* [WHAT TO DO]
For the material that follows, return exactly the lines from the one with "Give me the TikZ source for this diagram." through the one with "angle=75,x radius=73,y radius=22];", both ends included.

---+---

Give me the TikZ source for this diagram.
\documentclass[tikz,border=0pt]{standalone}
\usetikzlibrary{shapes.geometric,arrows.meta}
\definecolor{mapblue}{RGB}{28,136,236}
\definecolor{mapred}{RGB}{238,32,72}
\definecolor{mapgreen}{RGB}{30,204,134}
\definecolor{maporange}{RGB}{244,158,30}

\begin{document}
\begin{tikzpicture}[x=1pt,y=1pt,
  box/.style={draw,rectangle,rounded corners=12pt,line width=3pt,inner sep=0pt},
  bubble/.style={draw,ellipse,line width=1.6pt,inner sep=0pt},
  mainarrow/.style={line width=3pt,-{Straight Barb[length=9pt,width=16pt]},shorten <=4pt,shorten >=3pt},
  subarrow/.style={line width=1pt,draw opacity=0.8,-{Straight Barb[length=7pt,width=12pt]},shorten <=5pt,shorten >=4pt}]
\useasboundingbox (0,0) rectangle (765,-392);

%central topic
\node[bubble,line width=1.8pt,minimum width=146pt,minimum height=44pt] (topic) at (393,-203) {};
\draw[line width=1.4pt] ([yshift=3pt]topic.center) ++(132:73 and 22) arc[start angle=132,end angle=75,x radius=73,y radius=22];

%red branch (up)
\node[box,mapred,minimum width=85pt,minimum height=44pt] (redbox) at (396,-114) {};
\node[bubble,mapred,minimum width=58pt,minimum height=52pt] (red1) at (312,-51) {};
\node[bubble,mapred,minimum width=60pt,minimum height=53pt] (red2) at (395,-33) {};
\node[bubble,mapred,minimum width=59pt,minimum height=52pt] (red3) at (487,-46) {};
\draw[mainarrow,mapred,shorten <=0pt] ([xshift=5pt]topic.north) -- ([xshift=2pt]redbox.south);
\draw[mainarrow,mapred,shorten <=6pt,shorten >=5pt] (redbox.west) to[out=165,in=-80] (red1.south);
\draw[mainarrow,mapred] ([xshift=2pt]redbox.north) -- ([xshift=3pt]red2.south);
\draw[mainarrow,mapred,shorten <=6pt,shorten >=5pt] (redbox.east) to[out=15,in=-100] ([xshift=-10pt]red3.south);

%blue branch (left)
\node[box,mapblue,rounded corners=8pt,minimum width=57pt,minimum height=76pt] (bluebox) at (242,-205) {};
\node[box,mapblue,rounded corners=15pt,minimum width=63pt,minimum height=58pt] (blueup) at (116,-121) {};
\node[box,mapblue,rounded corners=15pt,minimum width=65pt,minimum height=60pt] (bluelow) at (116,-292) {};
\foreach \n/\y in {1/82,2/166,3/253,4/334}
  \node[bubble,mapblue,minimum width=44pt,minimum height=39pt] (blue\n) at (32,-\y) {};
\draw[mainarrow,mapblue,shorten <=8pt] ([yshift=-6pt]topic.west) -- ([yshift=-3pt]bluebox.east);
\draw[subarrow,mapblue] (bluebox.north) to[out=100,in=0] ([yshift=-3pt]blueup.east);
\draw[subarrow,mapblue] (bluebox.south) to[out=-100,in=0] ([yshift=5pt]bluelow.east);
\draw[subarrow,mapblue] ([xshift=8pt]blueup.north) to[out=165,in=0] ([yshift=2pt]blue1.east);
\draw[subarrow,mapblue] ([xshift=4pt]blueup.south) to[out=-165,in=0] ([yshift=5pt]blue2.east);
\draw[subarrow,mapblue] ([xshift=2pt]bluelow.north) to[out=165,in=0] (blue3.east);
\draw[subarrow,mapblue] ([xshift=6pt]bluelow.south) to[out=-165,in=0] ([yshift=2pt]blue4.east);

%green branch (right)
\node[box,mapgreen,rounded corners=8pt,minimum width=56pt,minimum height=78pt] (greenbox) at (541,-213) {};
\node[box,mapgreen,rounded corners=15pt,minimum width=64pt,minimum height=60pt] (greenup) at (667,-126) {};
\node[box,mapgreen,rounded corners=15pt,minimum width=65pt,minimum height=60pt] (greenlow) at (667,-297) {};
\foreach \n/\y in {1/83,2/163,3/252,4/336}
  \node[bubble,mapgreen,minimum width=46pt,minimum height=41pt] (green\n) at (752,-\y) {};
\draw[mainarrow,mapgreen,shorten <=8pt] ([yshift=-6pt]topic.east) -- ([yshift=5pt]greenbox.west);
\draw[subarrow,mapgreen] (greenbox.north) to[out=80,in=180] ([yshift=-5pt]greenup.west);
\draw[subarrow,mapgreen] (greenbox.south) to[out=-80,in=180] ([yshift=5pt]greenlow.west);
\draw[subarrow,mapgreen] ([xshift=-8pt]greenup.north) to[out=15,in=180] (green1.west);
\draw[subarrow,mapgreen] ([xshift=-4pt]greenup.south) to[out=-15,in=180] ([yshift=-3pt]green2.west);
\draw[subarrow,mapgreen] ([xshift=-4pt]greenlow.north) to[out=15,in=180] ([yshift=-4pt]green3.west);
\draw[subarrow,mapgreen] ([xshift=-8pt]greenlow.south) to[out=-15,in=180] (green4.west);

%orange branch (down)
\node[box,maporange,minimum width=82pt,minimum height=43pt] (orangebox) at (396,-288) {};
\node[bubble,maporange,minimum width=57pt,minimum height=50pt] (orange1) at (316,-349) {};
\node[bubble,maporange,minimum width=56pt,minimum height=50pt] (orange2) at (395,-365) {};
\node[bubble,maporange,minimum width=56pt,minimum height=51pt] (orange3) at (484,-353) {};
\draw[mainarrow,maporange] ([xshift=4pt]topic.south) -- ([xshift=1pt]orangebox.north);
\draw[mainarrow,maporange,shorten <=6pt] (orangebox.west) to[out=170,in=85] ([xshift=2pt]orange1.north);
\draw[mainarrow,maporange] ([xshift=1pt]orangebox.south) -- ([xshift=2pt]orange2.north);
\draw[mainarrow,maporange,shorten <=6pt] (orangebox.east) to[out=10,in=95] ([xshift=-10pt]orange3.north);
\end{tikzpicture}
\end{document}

---+---

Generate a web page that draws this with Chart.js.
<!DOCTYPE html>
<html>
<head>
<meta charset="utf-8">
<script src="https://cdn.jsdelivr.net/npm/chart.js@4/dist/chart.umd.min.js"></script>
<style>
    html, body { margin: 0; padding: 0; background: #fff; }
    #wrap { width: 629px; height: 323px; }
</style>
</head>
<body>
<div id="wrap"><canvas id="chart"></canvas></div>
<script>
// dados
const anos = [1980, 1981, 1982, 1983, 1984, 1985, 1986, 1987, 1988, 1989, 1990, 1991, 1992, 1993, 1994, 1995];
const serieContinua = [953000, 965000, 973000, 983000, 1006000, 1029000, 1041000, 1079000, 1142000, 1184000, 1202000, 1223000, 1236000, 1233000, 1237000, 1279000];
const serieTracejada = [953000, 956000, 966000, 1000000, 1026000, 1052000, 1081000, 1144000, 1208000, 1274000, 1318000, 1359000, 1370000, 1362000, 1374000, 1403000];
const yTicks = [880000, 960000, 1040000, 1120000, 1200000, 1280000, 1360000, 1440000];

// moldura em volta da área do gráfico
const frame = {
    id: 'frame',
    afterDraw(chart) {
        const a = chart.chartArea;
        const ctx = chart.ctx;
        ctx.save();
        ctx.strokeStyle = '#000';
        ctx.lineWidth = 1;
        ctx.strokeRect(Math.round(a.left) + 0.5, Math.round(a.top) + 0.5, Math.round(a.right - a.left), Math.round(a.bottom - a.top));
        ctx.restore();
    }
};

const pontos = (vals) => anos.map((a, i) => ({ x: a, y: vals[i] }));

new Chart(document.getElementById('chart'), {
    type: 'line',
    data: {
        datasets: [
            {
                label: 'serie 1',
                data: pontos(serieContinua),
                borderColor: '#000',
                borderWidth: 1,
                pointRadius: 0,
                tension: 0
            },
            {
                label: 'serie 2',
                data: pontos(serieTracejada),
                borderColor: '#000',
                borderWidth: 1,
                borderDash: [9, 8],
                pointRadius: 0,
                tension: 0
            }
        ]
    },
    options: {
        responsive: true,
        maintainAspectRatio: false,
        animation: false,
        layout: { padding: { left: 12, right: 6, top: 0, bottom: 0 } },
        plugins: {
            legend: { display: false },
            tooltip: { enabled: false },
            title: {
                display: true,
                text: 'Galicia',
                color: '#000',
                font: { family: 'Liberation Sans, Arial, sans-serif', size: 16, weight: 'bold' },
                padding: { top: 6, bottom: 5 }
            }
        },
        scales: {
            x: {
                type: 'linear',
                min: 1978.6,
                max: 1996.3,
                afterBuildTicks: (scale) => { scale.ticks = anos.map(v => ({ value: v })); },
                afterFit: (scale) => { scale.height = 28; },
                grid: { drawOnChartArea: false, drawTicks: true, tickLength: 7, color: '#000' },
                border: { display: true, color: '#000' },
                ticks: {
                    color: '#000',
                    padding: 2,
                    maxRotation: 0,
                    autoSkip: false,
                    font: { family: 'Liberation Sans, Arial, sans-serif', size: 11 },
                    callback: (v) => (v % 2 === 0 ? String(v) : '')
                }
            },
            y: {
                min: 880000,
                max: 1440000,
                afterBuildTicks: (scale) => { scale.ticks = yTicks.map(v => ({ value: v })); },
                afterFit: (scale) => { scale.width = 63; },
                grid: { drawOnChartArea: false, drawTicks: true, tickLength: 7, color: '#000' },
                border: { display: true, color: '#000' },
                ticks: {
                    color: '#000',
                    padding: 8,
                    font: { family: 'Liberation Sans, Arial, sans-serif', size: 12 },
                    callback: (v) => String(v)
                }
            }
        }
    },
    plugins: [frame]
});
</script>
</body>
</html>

---+---

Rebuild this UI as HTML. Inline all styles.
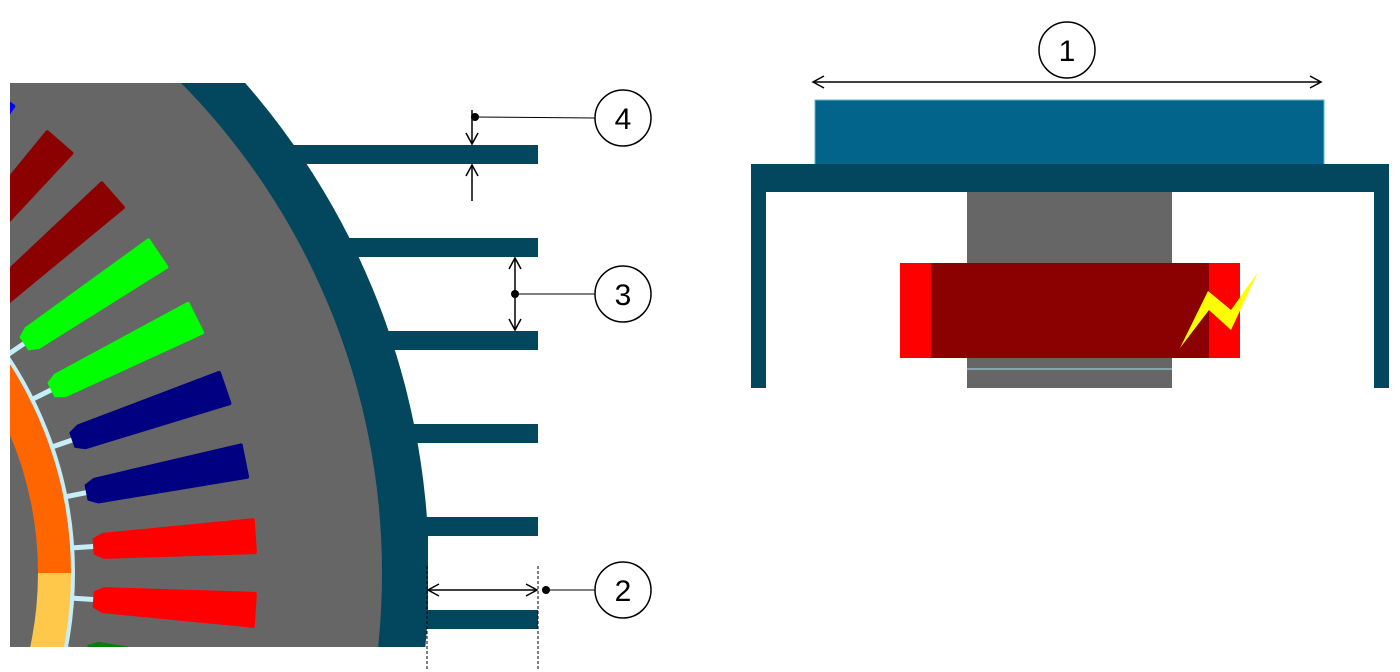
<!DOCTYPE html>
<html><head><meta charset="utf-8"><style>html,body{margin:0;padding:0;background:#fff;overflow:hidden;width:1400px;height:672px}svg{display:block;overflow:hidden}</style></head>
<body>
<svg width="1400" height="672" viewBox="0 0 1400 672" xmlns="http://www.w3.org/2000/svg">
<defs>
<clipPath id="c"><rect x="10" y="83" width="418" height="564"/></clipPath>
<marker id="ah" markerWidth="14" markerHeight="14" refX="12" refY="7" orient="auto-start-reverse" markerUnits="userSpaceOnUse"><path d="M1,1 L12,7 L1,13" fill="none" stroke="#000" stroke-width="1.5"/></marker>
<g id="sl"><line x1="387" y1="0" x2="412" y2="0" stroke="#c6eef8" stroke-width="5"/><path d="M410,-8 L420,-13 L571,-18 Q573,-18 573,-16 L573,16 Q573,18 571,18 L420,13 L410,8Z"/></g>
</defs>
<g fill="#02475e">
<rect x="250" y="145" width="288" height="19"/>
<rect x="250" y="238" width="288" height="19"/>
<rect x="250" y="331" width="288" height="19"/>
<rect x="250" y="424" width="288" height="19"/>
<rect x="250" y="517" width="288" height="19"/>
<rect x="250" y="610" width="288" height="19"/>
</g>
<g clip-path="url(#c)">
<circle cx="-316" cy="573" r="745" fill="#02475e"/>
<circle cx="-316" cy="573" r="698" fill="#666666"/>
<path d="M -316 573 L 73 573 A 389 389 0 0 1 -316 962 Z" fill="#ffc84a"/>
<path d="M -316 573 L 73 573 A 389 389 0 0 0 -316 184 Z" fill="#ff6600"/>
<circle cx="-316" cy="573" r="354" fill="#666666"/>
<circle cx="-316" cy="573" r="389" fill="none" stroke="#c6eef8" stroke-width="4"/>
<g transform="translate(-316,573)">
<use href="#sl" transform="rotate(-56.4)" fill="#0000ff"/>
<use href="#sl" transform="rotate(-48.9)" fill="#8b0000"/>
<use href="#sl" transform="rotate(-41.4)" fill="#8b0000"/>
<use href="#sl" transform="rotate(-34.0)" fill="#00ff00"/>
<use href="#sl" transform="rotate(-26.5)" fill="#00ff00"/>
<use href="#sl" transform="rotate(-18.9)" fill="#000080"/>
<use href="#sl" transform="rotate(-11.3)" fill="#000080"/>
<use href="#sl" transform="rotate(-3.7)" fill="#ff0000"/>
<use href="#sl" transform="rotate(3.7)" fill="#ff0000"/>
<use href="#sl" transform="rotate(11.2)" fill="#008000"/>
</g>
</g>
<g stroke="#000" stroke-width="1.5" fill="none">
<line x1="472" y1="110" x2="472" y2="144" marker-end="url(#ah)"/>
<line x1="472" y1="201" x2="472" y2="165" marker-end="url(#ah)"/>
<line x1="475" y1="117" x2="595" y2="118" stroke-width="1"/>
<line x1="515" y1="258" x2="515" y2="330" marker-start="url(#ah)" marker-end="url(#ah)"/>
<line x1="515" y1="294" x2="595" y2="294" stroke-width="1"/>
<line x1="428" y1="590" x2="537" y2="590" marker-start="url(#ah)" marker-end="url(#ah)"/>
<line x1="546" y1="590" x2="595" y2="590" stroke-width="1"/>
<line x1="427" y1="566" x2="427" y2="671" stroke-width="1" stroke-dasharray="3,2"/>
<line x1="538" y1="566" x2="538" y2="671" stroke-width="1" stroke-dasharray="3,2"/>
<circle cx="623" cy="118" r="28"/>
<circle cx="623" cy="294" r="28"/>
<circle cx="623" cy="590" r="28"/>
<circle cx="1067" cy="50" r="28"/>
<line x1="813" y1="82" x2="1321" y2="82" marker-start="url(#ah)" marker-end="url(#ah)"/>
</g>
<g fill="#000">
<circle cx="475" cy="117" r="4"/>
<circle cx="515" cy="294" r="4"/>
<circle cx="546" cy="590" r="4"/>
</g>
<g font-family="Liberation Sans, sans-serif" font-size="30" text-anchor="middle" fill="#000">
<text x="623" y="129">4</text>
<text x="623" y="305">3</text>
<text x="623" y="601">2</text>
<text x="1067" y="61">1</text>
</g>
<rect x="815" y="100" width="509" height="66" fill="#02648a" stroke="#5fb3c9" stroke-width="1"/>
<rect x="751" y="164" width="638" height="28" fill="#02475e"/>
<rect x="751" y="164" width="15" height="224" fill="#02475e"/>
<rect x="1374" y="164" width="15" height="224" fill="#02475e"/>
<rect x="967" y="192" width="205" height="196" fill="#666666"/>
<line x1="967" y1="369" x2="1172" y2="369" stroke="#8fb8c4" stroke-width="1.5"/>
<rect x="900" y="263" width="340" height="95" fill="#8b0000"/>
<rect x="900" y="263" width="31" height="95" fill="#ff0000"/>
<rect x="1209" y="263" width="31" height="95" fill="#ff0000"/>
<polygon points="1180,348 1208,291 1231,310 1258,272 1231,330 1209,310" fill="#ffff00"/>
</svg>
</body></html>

---+---

* [WRITTEN SOLUTION]
Give me the TikZ source for this diagram.
\documentclass[tikz,border=0pt]{standalone}
\usetikzlibrary{shapes.geometric,arrows.meta}
\definecolor{mapblue}{RGB}{28,136,236}
\definecolor{mapred}{RGB}{238,32,72}
\definecolor{mapgreen}{RGB}{30,204,134}
\definecolor{maporange}{RGB}{244,158,30}

\begin{document}
\begin{tikzpicture}[x=1pt,y=1pt,
  box/.style={draw,rectangle,rounded corners=12pt,line width=3pt,inner sep=0pt},
  bubble/.style={draw,ellipse,line width=1.6pt,inner sep=0pt},
  mainarrow/.style={line width=3pt,-{Straight Barb[length=9pt,width=16pt]},shorten <=4pt,shorten >=3pt},
  subarrow/.style={line width=1pt,draw opacity=0.8,-{Straight Barb[length=7pt,width=12pt]},shorten <=5pt,shorten >=4pt}]
\useasboundingbox (0,0) rectangle (765,-392);

%central topic
\node[bubble,line width=1.8pt,minimum width=146pt,minimum height=44pt] (topic) at (393,-203) {};
\draw[line width=1.4pt] ([yshift=3pt]topic.center) ++(132:73 and 22) arc[start angle=132,end angle=75,x radius=73,y radius=22];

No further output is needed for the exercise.